Rosetta
Rosetta copied to clipboard
Capability & Usability to Federated Learning
Our company is working on applying federated learning in blockchain scenarios. I did some investigation on Rosetta, and I am not sure of its capability & usability in federated learning settings.
Specifically, it would be great if you could help explaining following questions:
-
To what extent does Rosetta supports heterogeneous computation? Per my understanding, for horizontal FL, rosetta is able to achieve great performance benchmark. However in vertical FL settings, where each party holds several dimensions of the dataset, as well as corresponding weights, is Rosetta capable of handling training/evaluating process?
-
Is it possible to perform real "local compute" with Rosetta? In common federated learning practices, homomorphic encryption / secure aggregation are widely used to secure the training process, in order to ensure no privacy data can leak. My understanding is for Rosetta, instead of using homomorphic encryption, MPC protocols are used to secure multi-party computation. If we leverage FL guidelines, local compute is crucial. This means no sensitive data are sent to 3rd party, only the computed sums/ intermediate results / gradients can be sent to communication channel. For MPC solution, have you considered this scenario, or do you have plan to support them?
-
For blockchain scenarios, can we deploy Rosetta in a decentralized way? For the given examples, even if we only have 2 parties with data, to run the example , a 3rd party (coordinator) is required, this is a "centralized" component, if looking at a blockchain-point-of-view. Is it possible to remove the coordinator, and enables party-to-party setting? Also , to use FL in blockchain scenarios, we want to track the communication content of each parties, in order to make sure no sensitive data are directly sent out. This gurantee could be more convincing, if it comes from blockchain mechanism. However to achieve this , we need to intercept the data flow, and get the content of each communication. Is it possible in Rosetta?
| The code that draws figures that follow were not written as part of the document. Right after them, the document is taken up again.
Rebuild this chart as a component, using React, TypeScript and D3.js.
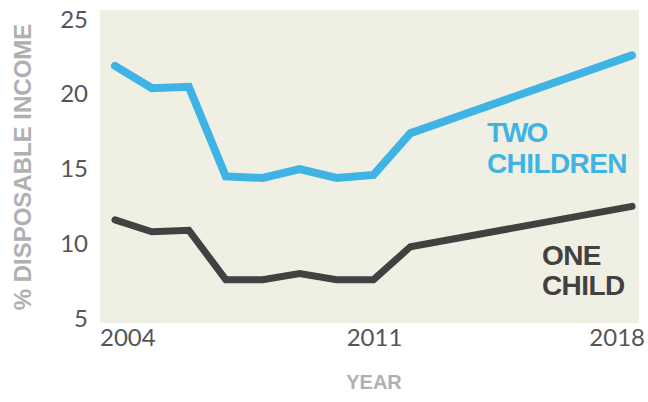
import React from "react";
import * as d3 from "d3";

const years = [2004, 2005, 2006, 2007, 2008, 2009, 2010, 2011, 2012, 2018];
const twoChildren = [21.8, 20.3, 20.4, 14.4, 14.3, 14.9, 14.3, 14.5, 17.3, 22.5];
const oneChild = [11.5, 10.7, 10.8, 7.5, 7.5, 7.9, 7.5, 7.5, 9.7, 12.4];
const yTicks = [5, 10, 15, 20, 25];
const xTicks = [2004, 2011, 2018];

const W = 648;
const H = 402;
const plot = { left: 100, right: 639, top: 10, bottom: 323 };

export default function App() {
  const x = d3.scaleLinear().domain([2004, 2018]).range([115, 632]);
  const y = d3.scaleLinear().domain([5, 25]).range([317, 18]);
  const line = d3
    .line<number>()
    .x((_, i) => x(years[i]))
    .y((d) => y(d));

  const tickFont = "Lato, 'Liberation Sans', sans-serif";
  const labelFont = "'Liberation Sans', Arial, sans-serif";

  const xLabelProps = (t: number) =>
    t === 2004
      ? { x: x(t) - 15, anchor: "start" }
      : t === 2018
      ? { x: 645, anchor: "end" }
      : { x: x(t) + 1, anchor: "middle" };

  return (
    <svg
      width={W}
      height={H}
      style={{ position: "absolute", left: 0, top: 0, background: "#fff" }}
    >
      <rect x={0} y={0} width={W} height={H} fill="#ffffff" />
      <rect
        x={plot.left}
        y={plot.top}
        width={plot.right - plot.left}
        height={plot.bottom - plot.top}
        fill="#f0efe4"
      />
      {yTicks.map((t) => (
        <text
          key={t}
          x={88}
          y={y(t)}
          textAnchor="end"
          dominantBaseline="central"
          fontFamily={tickFont}
          fontSize={24}
          fill="#555555"
        >
          {t}
        </text>
      ))}
      {xTicks.map((t) => {
        const p = xLabelProps(t);
        return (
          <text
            key={t}
            x={p.x}
            y={346}
            textAnchor={p.anchor}
            fontFamily={tickFont}
            fontSize={24}
            fill="#555555"
          >
            {t}
          </text>
        );
      })}
      <text
        transform={`translate(31,167) rotate(-90)`}
        textAnchor="middle"
        fontFamily={labelFont}
        fontWeight="bold"
        fontSize={24}
        fill="#b0b0b0"
      >
        % DISPOSABLE INCOME
      </text>
      <text
        x={374}
        y={389}
        textAnchor="middle"
        fontFamily={labelFont}
        fontWeight="bold"
        fontSize={20}
        fill="#b0b0b0"
      >
        YEAR
      </text>
      <path
        d={line(oneChild) || ""}
        fill="none"
        stroke="#414141"
        strokeWidth={7}
        strokeLinecap="round"
        strokeLinejoin="miter"
      />
      <path
        d={line(twoChildren) || ""}
        fill="none"
        stroke="#3fb4e4"
        strokeWidth={8}
        strokeLinecap="round"
        strokeLinejoin="miter"
      />
      <text
        x={487}
        y={142}
        fontFamily={labelFont}
        fontSize={28}
        fontWeight="bold"
        fill="#3fb4e4"
        letterSpacing={-2}
      >
        TWO
      </text>
      <text
        x={487}
        y={173}
        fontFamily={labelFont}
        fontSize={28}
        fontWeight="bold"
        fill="#3fb4e4"
        letterSpacing={-0.6}
      >
        CHILDREN
      </text>
      <text
        x={542}
        y={265}
        fontFamily={labelFont}
        fontSize={28}
        fontWeight="bold"
        fill="#414141"
        letterSpacing={-0.6}
      >
        ONE
      </text>
      <text
        x={542}
        y={295}
        fontFamily={labelFont}
        fontSize={28}
        fontWeight="bold"
        fill="#414141"
        letterSpacing={-0.6}
      >
        CHILD
      </text>
    </svg>
  );
}
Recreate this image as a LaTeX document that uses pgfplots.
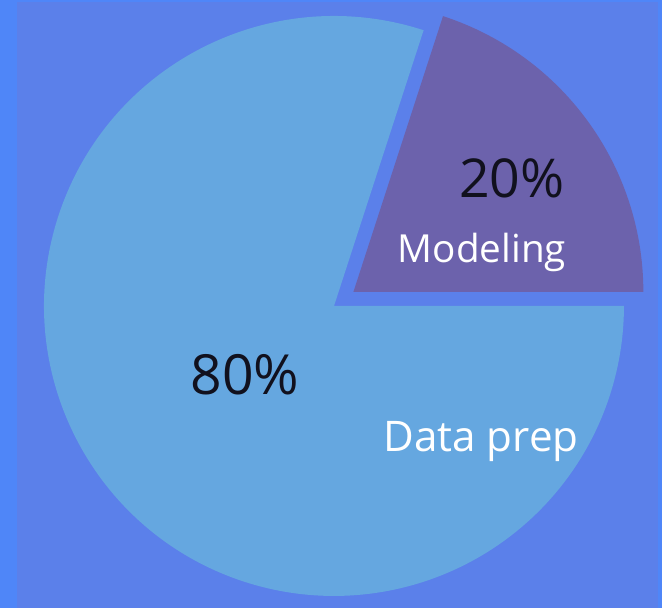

Your questions seem to be very general. Besides, MPC
and the generic FL
are quite different in some ways while they are also closely related to each other. So I can only give some brief opinion here as far as I can.
- 1
To what extent does Rosetta supports heterogeneous computation?
YES. Rosetta supports datasets that are arbitrarily partitioned. You can refer to our examples in tutorials to check how we support the so-called VFL setting.
In typical MPC
style, the private input are encoded
into ciphertext
-like state from the beginning, and all the following computation are carried out on these ciphertext
by these participants collaboratively and securely. And there have been many researches in specific ML algorithms and specific data-partition types, many of which will be integrated into Rosetta as needed.
- 2
Is it possible to perform real "local compute" with Rosetta?
Just as I had said, all the non-public data are kept in ciphtertext
state during computation in MPC, so no sensitive data are sent to any party.
- 3
For blockchain scenarios, can we deploy Rosetta in a decentralized way?
In my opinion, blockchain and Rosetta can be combined orthogonally to support specific upper applications.
Currently, in 3-party protocol used in Rosetta, the P2
is just a helper to accelerate the computation, there is nothing sensitive this party alone can receive or derive from during the whole computation. This is unlike the typical so-called coordinator
who can decrypt and view some raw plaintext in FL setting.
Besides, there are also some MPC protocols that are even without such helper, while their performance will decline. We are also working on integrating such protocols.